Clear street, snowy trees

I often think of Emily Dickinson and her poem “There’s certain slant of light” on late February afternoons when my to-do list is long and the daylight is short.

There’s a certain Slant of light,
Winter Afternoons –
That oppresses, like the Heft
Of Cathedral Tunes –

Well trampled

It’s easy to be upbeat and energized on sunny mornings when a fresh coat of snow brightens the ground, covering the scourge of of February gray. But after dinner time–after lunch feels like an eternity ago, the afternoon chores are done, and it’s just me and my bottomless paper-piles–my spirit lags and falters.

Heavenly Hurt, it gives us –
We can find no scar,
But internal difference –
Where the Meanings, are –

Snowy steps

People speak of seasonal affective disorder as if it were a monolithic thing, with one’s moods being perpetually in the dumps from December through March. But instead, winter is an oceanic surge with troughs and swells. In the morning, when the sun is low in the sky but glaring bright, all seems possible, but when darkness descends in early afternoon, so do one’s energy and enthusiasm wane and ebb.

None may teach it – Any –
‘Tis the seal Despair –
An imperial affliction
Sent us of the Air –

Sidestreet

Emily Dickinson knew all this; I imagine her as a raw nerve cloaked in drab, her emotional barometer ever attuned to the psychic energy of the cosmos. Faith came easily on sunny summer days when all Dickinson needed was a clover, bee, and reverie.
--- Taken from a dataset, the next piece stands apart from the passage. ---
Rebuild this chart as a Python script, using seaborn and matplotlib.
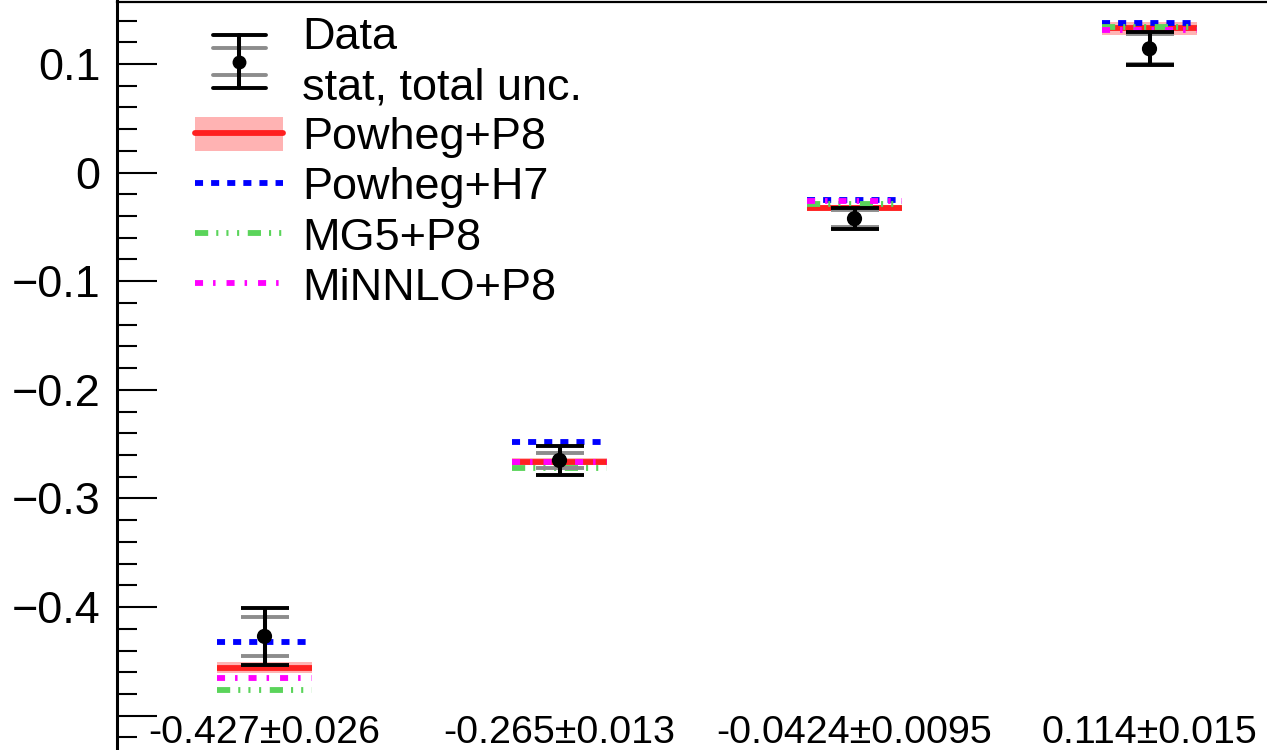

But on winter afternoons, her mood dipped toward doom.

When it comes, the Landscape listens –
Shadows – hold their breath –
When it goes, ’tis like the Distance
On the look of Death –

I’ve lived long enough in New England to know that winter always ends–the days eventually lengthen, and both warmth and greenery return. But it’s easy to forget that truth on a late February afternoon when the world outside is cold and dark and one’s to-do list is long.

Dried hydrangea

Emily Dickinson knew that in the winter, afternoon light has a particular quality–a certain slant–that sets it apart. On winter afternoons, the light angles low on shadow-strewn snow, and the landscape is shot with hues of blue and gray. Dickinson felt the heft of those certain slants; she deemed them an “imperial affliction” whose imprint is indelible. On winter afternoons, those certain slants are enough to slay you, the warmth of spring seeming as unattainable as the glaring white sun.

Dried hydrangea

And then there is the afternoon light of autumn. I can quote no poet who captures it, this light that burns warm like gold or copper, filtered through a veil of lingering oak and maple leaves. Whereas Dickinson’s certain slant of winter is the light of loss and longing, the burnished brightness of autumn is intrinsically nostalgic, the whole world tinted like a forgotten sepia-print.

On winter afternoons, you mourn a sun that’s already gone; on autumn afternoons, you rejoice in a sun that’s in the process of going: a Now that’s hastening toward Then. Autumn light lingers long enough to break your heart, looking back as it leaves, tossing golden beams over one shoulder as a radiant reminder of its passing. Autumn light loves the look (as I do) of dried hydrangea blossoms, each petal outlining in vein and line the arc of afternoon’s exit.